THE WEEK IN REVIEW: WASHINGTON D.C.: Berkley honors the heroes of another war
Sunday, Nov. 11, 2007 | 8:01 a.m.
WASHINGTON - The halls of the U.S. Capitol are increasingly redolent these days of smoky fireplaces, lit up to warm the offices in the chilly, old building as fall turns to winter.
As the temperature dropped into the 40s one night last week, Democratic Rep. Shelley Berkley of Nevada joined dozens of others who had queued up on the National Mall to read the names on the Vietnam Veterans Memorial.
This is the memorial's 25th anniversary, and all 58,256 names from the wall would be read during a four-day period, as was done on previous milestones. About 2,000 people and groups had signed up to read. Each received one page with a few dozen names.
Bundled up in her dark overcoat (accessorized, of course, with dashing red gloves), Berkley was handed page 105 on the first night of the reading and got in line.
Waiting in front of her was a high-school-aged girl with page 104. Behind her were two men, a retired brigadier general and a Vietnam veteran, who were sharing the reading of page 106.
As they inched toward the podium, Berkley and the others practiced their assigned names. No one wanted to botch the pronunciation of the names of armed services members who died.

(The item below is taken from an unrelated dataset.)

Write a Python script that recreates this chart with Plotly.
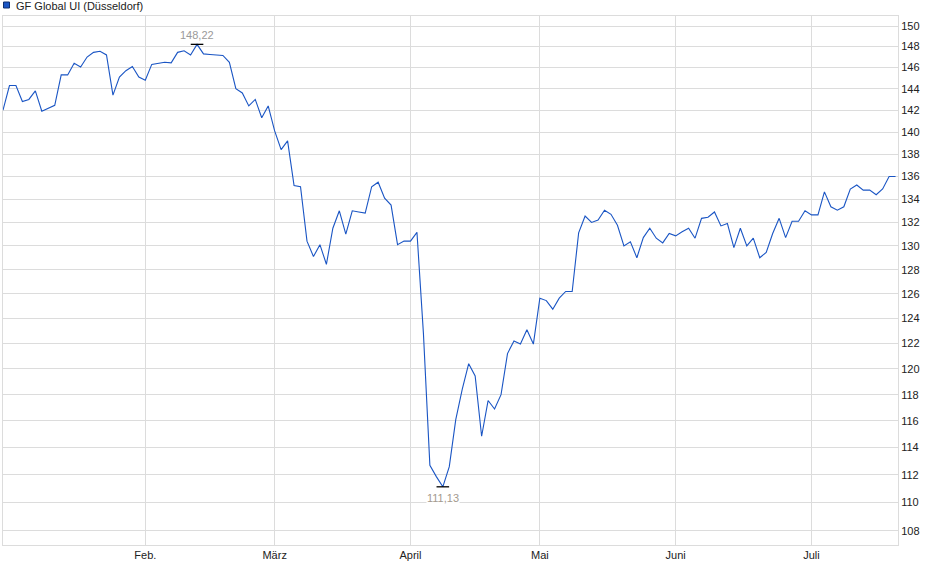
import numpy as np
import pandas as pd
import plotly.graph_objects as go

# ---- data -------------------------------------------------------------
series_name = "GF Global UI (Düsseldorf)"
holidays = ["2025-01-01", "2025-04-18", "2025-04-21", "2025-05-01"]
start_date = "2025-01-02"
end_date = "2025-07-18"

prices = [
    142.0, 144.3, 144.3, 142.8, 143.0, 143.8, 141.9, 142.2, 142.45, 145.3,
    145.3, 146.4, 146.05, 147.0, 147.45, 147.55, 147.2, 143.4, 145.1, 145.7,
    146.1, 145.1, 144.8, 146.3, 146.4, 146.5, 146.45, 147.45, 147.6, 147.2,
    148.22, 147.3, 147.25, 147.2, 147.15, 146.5, 144.0, 143.6, 142.4, 143.0,
    141.3, 142.4, 140.1, 138.4, 139.2, 135.2, 135.1, 130.4, 129.1, 130.1,
    128.45, 131.5, 133.0, 131.0, 133.0, 132.9, 132.8, 135.1, 135.5, 134.1,
    133.5, 130.1, 130.4, 130.4, 131.15, 122.8, 112.7, 111.87, 111.13, 112.6,
    116.1, 118.4, 120.4, 119.45, 114.85, 117.55, 116.9, 118.0, 121.2, 122.2,
    121.95, 123.1, 121.95, 125.65, 125.45, 124.75, 125.65, 126.2, 126.2, 131.1,
    132.55, 132.0, 132.2, 133.05, 132.7, 131.75, 130.0, 130.35, 129.0, 130.7,
    131.5, 130.65, 130.25, 131.05, 130.85, 131.2, 131.5, 130.65, 132.35, 132.45,
    132.9, 131.7, 131.9, 129.85, 131.5, 130.0, 130.65, 129.0, 129.45, 131.05,
    132.35, 130.7, 132.1, 132.1, 133.0, 132.65, 132.65, 134.65, 133.35, 133.05,
    133.35, 134.9, 135.25, 134.8, 134.8, 134.4, 134.9, 136.0, 136.0,
]

month_tick_dates = ["2025-01-02", "2025-02-03", "2025-03-03", "2025-04-01",
                    "2025-05-02", "2025-06-02", "2025-07-01"]
month_tick_labels = ["", "Feb.", "März", "April", "Mai", "Juni", "Juli"]
y_ticks = list(range(108, 151, 2))

# ---- build ------------------------------------------------------------
dates = pd.bdate_range(start_date, end_date, freq="C", holidays=holidays)
n = min(len(dates), len(prices))
dates = dates[:n]
prices = prices[:n]

LINE = "#1a55c4"
GRID = "#dcdcdc"
FONT = "Liberation Sans, Arial, sans-serif"

fig = go.Figure()
fig.add_trace(go.Scatter(
    x=dates, y=prices, mode="lines",
    line=dict(color=LINE, width=1.1),
    showlegend=False, hoverinfo="x+y",
))

imax = int(np.argmax(prices))
imin = int(np.argmin(prices))
fig.add_trace(go.Scatter(
    x=[dates[imax], dates[imin]], y=[prices[imax], prices[imin]],
    mode="markers",
    marker=dict(symbol="line-ew", size=9, line=dict(color="#000000", width=1.3)),
    showlegend=False, hoverinfo="skip",
))

def fmt(v):
    return f"{v:.2f}".replace(".", ",")

fig.add_annotation(x=dates[imax], y=np.log10(prices[imax]), text=fmt(prices[imax]),
                   showarrow=False, yanchor="bottom", yshift=2,
                   font=dict(family=FONT, size=11, color="#9a9a9a"),
                   bgcolor="white", borderpad=0)
fig.add_annotation(x=dates[imin], y=np.log10(prices[imin]), text=fmt(prices[imin]),
                   showarrow=False, yanchor="top", yshift=-4,
                   font=dict(family=FONT, size=11, color="#a39a8e"),
                   bgcolor="white", borderpad=0)

# legend-like header
fig.add_shape(type="rect", xref="paper", yref="paper",
              xsizemode="pixel", ysizemode="pixel", xanchor=0, yanchor=1,
              x0=0.5, x1=6.5, y0=8, y1=14,
              fillcolor=LINE, line=dict(color="#0d2f70", width=1))
fig.add_annotation(xref="paper", yref="paper", x=0, y=1, xshift=11, yshift=10,
                   xanchor="left", yanchor="middle", showarrow=False,
                   text=series_name,
                   font=dict(family=FONT, size=11, color="#222222"))

fig.update_layout(
    width=940, height=579,
    margin=dict(l=3, r=42, t=16, b=34),
    paper_bgcolor="white", plot_bgcolor="white",
    font=dict(family=FONT, size=11, color="#222222"),
    showlegend=False,
)
fig.update_xaxes(
    type="date",
    range=["2025-01-01 13:00", "2025-07-18 09:00"],
    rangebreaks=[dict(bounds=["sat", "mon"]), dict(values=holidays)],
    tickmode="array", tickvals=month_tick_dates, ticktext=month_tick_labels,
    showgrid=True, gridcolor=GRID, gridwidth=1,
    showline=True, linecolor=GRID, linewidth=1, mirror=True,
    ticks="", tickfont=dict(family=FONT, size=11, color="#222222"),
    zeroline=False,
)
fig.update_yaxes(
    type="log", side="right",
    range=[np.log10(107.0), np.log10(150.98)],
    tickmode="array", tickvals=y_ticks, ticktext=[str(t) for t in y_ticks],
    showgrid=True, gridcolor=GRID, gridwidth=1,
    showline=True, linecolor=GRID, linewidth=1, mirror=True,
    ticks="", tickfont=dict(family=FONT, size=11, color="#222222"),
    zeroline=False,
)

fig.write_html("out.html",
               config={"displayModeBar": False},
               post_script="document.body.style.margin='0';document.body.style.overflow='hidden';")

Anyone who has visited the Vietnam wall knows the sense of doom it creates. As you walk along the black granite, the wall gets higher, the names become more numerous. You can't help but feel you're getting deeper into that turbulent period as you walk.
As the Iraq war continues, some would argue the comparisons are easily made. A long war, no clear endpoint in sight, a restive public uncertain why we are fighting. Yet others say that as conditions on the ground in Iraq improve, the war is tipping in the United States' favor, proving that we have been right to stay.
By week's end, the House considered, but ultimately shelved, its latest effort to pass legislation to bring the troops home.
Even if a bill were to come up for a vote, one Democratic strategist said, there is little expectation Congress can change the Bush administration's war policy.
The math has become well-known: Democrats are unwilling to cut off funding for the war, believing it is too severe a move and could harm troops in the field, and Republicans are unwilling to withdraw troops before Bush says they are ready to go.
By the time troops start rotating out in spring, as the defense secretary says logistics will mandate, the Bush administration will have less than a year to go. Presidential contenders will be debating the war policy anew.
Looking to the 2008 election, Republican congressional leaders said this week that although an antiwar electorate boosted Democrats to a congressional majority, the next congressional election is shaping up to be a different battle.
Conventional wisdom gives Democrats the advantage heading into 2008. But Nevada Republican Sen. John Ensign said he doesn't expect the wave that swept the nation in 2006 to be repeated.
The results from state and city government elections across the nation last week, Ensign said, proved his point.
"You certainly can't say there looks like there is a tidal wave one way or the other," he told reporters.
Ensign, himself the product of a wave election in 1994, when he was first elected to Congress, now runs the committee trying to elect Republicans to the Senate. His job is by many measures one of the most difficult electoral gigs in Washington this cycle, with nearly two dozen seats to defend.
"We very rarely have nationalized elections across the country," Ensign told reporters. "I think it's setting up to be more of a traditional election for 2008, which is what I've been saying all along."
Berkley bristled when asked later about the comparisons between Iraq and Vietnam.
She had opposed the idea of an Iraq troop withdrawal at the beginning of the year but grew to support her party's efforts. Conditions in Iraq worsened, withdrawal bills came forward and political momentum turned in favor of what Democrats were trying to do.
For Berkley, reading the names wasn't a political statement, but a personal one. It was part penance for being able to live her life as a young UNLV student during the Vietnam War, part memorializing of those who fought for the country.
"The Vietnam War was my war, and I always felt guilty that I had been in college and these kids who were my contemporaries were getting killed in a faraway land," she said later in the week between votes in the House. "It was important to do this to pay tribute."